Look at the data below and print exactly the lines from its first line through the line with "return (B - py) / (B - T)"; the pictures stay out of the copy.

** begin Data lines **

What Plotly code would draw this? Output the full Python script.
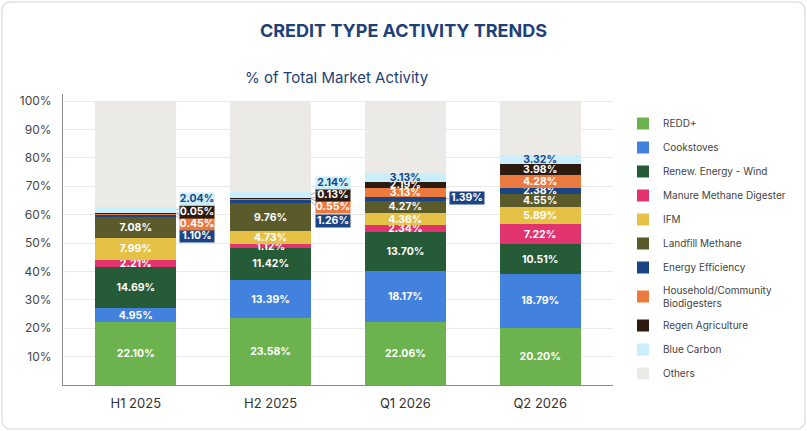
import plotly.graph_objects as go

categories = ["H1 2025", "H2 2025", "Q1 2026", "Q2 2026"]

redd = [22.10, 23.58, 22.06, 20.20]
cookstoves = [4.95, 13.39, 18.17, 18.79]
wind = [14.69, 11.42, 13.70, 10.51]
manure = [2.21, 1.12, 2.34, 7.22]
ifm = [7.99, 4.73, 4.36, 5.89]
landfill = [7.08, 9.76, 4.27, 4.55]
energy_eff = [1.10, 1.26, 1.39, 2.38]
household = [0.45, 0.55, 3.13, 4.28]
regen = [0.05, 0.13, 2.19, 3.98]
blue_carbon = [2.04, 2.14, 3.13, 3.32]
others = [37.34, 31.92, 25.26, 18.88]

y_ticks = [10, 20, 30, 40, 50, 60, 70, 80, 90, 100]
y_tick_labels = [f"{v}%" for v in y_ticks]

series = [
    ("REDD+", redd, "#6cb24f", "#ffffff"),
    ("Cookstoves", cookstoves, "#4281de", "#ffffff"),
    ("Renew. Energy - Wind", wind, "#265b37", "#ffffff"),
    ("Manure Methane Digester", manure, "#e1346f", "#ffffff"),
    ("IFM", ifm, "#e5c246", "#ffffff"),
    ("Landfill Methane", landfill, "#5b5a2b", "#ffffff"),
    ("Energy Efficiency", energy_eff, "#1b4484", "#ffffff"),
    ("Household/Community<br>Biodigesters", household, "#ec7a3e", "#ffffff"),
    ("Regen Agriculture", regen, "#2d1b10", "#ffffff"),
    ("Blue Carbon", blue_carbon, "#cbeefc", "#1b4484"),
    ("Others", others, "#ebeae6", "#ffffff"),
]

# segments labelled with an outside callout: (series index, category index) -> text box position
callouts = {
    (9, 0): (0.456, 65.5), (8, 0): (0.456, 60.9), (7, 0): (0.456, 56.7), (6, 0): (0.456, 52.5),
    (9, 1): (1.46, 71.0), (8, 1): (1.46, 66.9), (7, 1): (1.46, 62.6), (6, 1): (1.46, 57.9),
    (6, 2): (2.46, 65.8),
}

FONT = "Inter, Roboto, sans-serif"
W, H = 807, 431
L, R, T, B = 63, 613, 94, 385

def px_x(px):
    return (px - L) / (R - L)

def px_y(py):
    return (B - py) / (B - T)

fig = go.Figure()
annotations = []
cum = [0.0] * len(categories)
for si, (name, vals, color, tcolor) in enumerate(series):
    texts = []
    for ci, v in enumerate(vals):
        if name == "Others" or (si, ci) in callouts:
            texts.append("")
        else:
            texts.append(f"{v:.2f}%")
        if (si, ci) in callouts:
            ax, ay = callouts[(si, ci)]
            annotations.append(dict(
                x=ci + 0.3, y=cum[ci] + v / 2, xref="x", yref="y",
                ax=ax, ay=ay, axref="x", ayref="y",
                text=f"<b>{v:.2f}%</b>", showarrow=True, arrowhead=0,
                arrowwidth=0.8, arrowcolor="#9a9a9a", standoff=0,
                bgcolor=color, borderpad=0, width=34, height=11.5,
                font=dict(family=FONT, size=10.5, color=tcolor),
            ))
        cum[ci] += v
    fig.add_trace(go.Bar(
        name=name, x=categories, y=vals, marker=dict(color=color, line=dict(width=0)),
        text=texts, texttemplate="%{text}", textposition="inside",
        insidetextanchor="middle", textangle=0,
        textfont=dict(family=FONT, size=10.5, color=tcolor, weight="bold"),
        legendgroup=f"g{si}", hoverinfo="skip",
    ))

annotations.append(dict(
    x=px_x(337), y=px_y(77), xref="paper", yref="paper", showarrow=False,
    text="% of Total Market Activity", xanchor="center", yanchor="middle",
    font=dict(family=FONT, size=15, color="#1e4178"),
))

# rounded card border
x0, y0, x1, y1, r = 2, 2, 805, 429, 9
def P(px, py):
    return f"{px_x(px):.5f},{px_y(py):.5f}"
path = (f"M {P(x0 + r, y0)} L {P(x1 - r, y0)} Q {P(x1, y0)} {P(x1, y0 + r)} "
        f"L {P(x1, y1 - r)} Q {P(x1, y1)} {P(x1 - r, y1)} L {P(x0 + r, y1)} "
        f"Q {P(x0, y1)} {P(x0, y1 - r)} L {P(x0, y0 + r)} Q {P(x0, y0)} {P(x0 + r, y0)} Z")

fig.update_layout(
    width=W, height=H,
    margin=dict(l=L, r=W - R, t=T, b=H - B, pad=0, autoexpand=False),
    paper_bgcolor="white", plot_bgcolor="white",
    barmode="stack", bargap=0.4,
    showlegend=True,
    title=dict(text="<b>CREDIT TYPE ACTIVITY TRENDS</b>", x=0.5, xref="container",
               y=1 - 31 / H, yref="container", xanchor="center", yanchor="middle",
               font=dict(family=FONT, size=18, color="#1e4178")),
    font=dict(family=FONT, color="#444444"),
    uniformtext=dict(minsize=10.5, mode="show"),
    legend=dict(x=px_x(623), y=px_y(109), xanchor="left", yanchor="top",
                traceorder="grouped", tracegroupgap=5,
                font=dict(family=FONT, size=10, color="#444444"),
                bgcolor="rgba(0,0,0,0)"),
    xaxis=dict(range=[-0.54, 3.54], showline=True, linecolor="#8a8a8a", linewidth=1,
               showgrid=False, ticks="", ticklabelstandoff=6,
               tickfont=dict(family=FONT, size=13, color="#333333"),
               fixedrange=True),
    yaxis=dict(range=[0, 102.5], tickvals=y_ticks, ticktext=y_tick_labels,
               showline=True, linecolor="#8a8a8a", linewidth=1,
               showgrid=True, gridcolor="#e9e9e9", gridwidth=1, zeroline=False,
               ticks="", ticklabelstandoff=8,
               tickfont=dict(family=FONT, size=12, color="#444444"), fixedrange=True),
    annotations=annotations,
    shapes=[dict(type="path", path=path, xref="paper", yref="paper",
                 line=dict(color="#e2e2e2", width=1.5), fillcolor="rgba(0,0,0,0)", layer="below")],
)

fig.write_html("out.html")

** end Data lines **

The completed task>
What Plotly code would draw this? Output the full Python script.
import plotly.graph_objects as go

categories = ["H1 2025", "H2 2025", "Q1 2026", "Q2 2026"]

redd = [22.10, 23.58, 22.06, 20.20]
cookstoves = [4.95, 13.39, 18.17, 18.79]
wind = [14.69, 11.42, 13.70, 10.51]
manure = [2.21, 1.12, 2.34, 7.22]
ifm = [7.99, 4.73, 4.36, 5.89]
landfill = [7.08, 9.76, 4.27, 4.55]
energy_eff = [1.10, 1.26, 1.39, 2.38]
household = [0.45, 0.55, 3.13, 4.28]
regen = [0.05, 0.13, 2.19, 3.98]
blue_carbon = [2.04, 2.14, 3.13, 3.32]
others = [37.34, 31.92, 25.26, 18.88]

y_ticks = [10, 20, 30, 40, 50, 60, 70, 80, 90, 100]
y_tick_labels = [f"{v}%" for v in y_ticks]

series = [
    ("REDD+", redd, "#6cb24f", "#ffffff"),
    ("Cookstoves", cookstoves, "#4281de", "#ffffff"),
    ("Renew. Energy - Wind", wind, "#265b37", "#ffffff"),
    ("Manure Methane Digester", manure, "#e1346f", "#ffffff"),
    ("IFM", ifm, "#e5c246", "#ffffff"),
    ("Landfill Methane", landfill, "#5b5a2b", "#ffffff"),
    ("Energy Efficiency", energy_eff, "#1b4484", "#ffffff"),
    ("Household/Community<br>Biodigesters", household, "#ec7a3e", "#ffffff"),
    ("Regen Agriculture", regen, "#2d1b10", "#ffffff"),
    ("Blue Carbon", blue_carbon, "#cbeefc", "#1b4484"),
    ("Others", others, "#ebeae6", "#ffffff"),
]

# segments labelled with an outside callout: (series index, category index) -> text box position
callouts = {
    (9, 0): (0.456, 65.5), (8, 0): (0.456, 60.9), (7, 0): (0.456, 56.7), (6, 0): (0.456, 52.5),
    (9, 1): (1.46, 71.0), (8, 1): (1.46, 66.9), (7, 1): (1.46, 62.6), (6, 1): (1.46, 57.9),
    (6, 2): (2.46, 65.8),
}

FONT = "Inter, Roboto, sans-serif"
W, H = 807, 431
L, R, T, B = 63, 613, 94, 385

def px_x(px):
    return (px - L) / (R - L)

def px_y(py):
    return (B - py) / (B - T)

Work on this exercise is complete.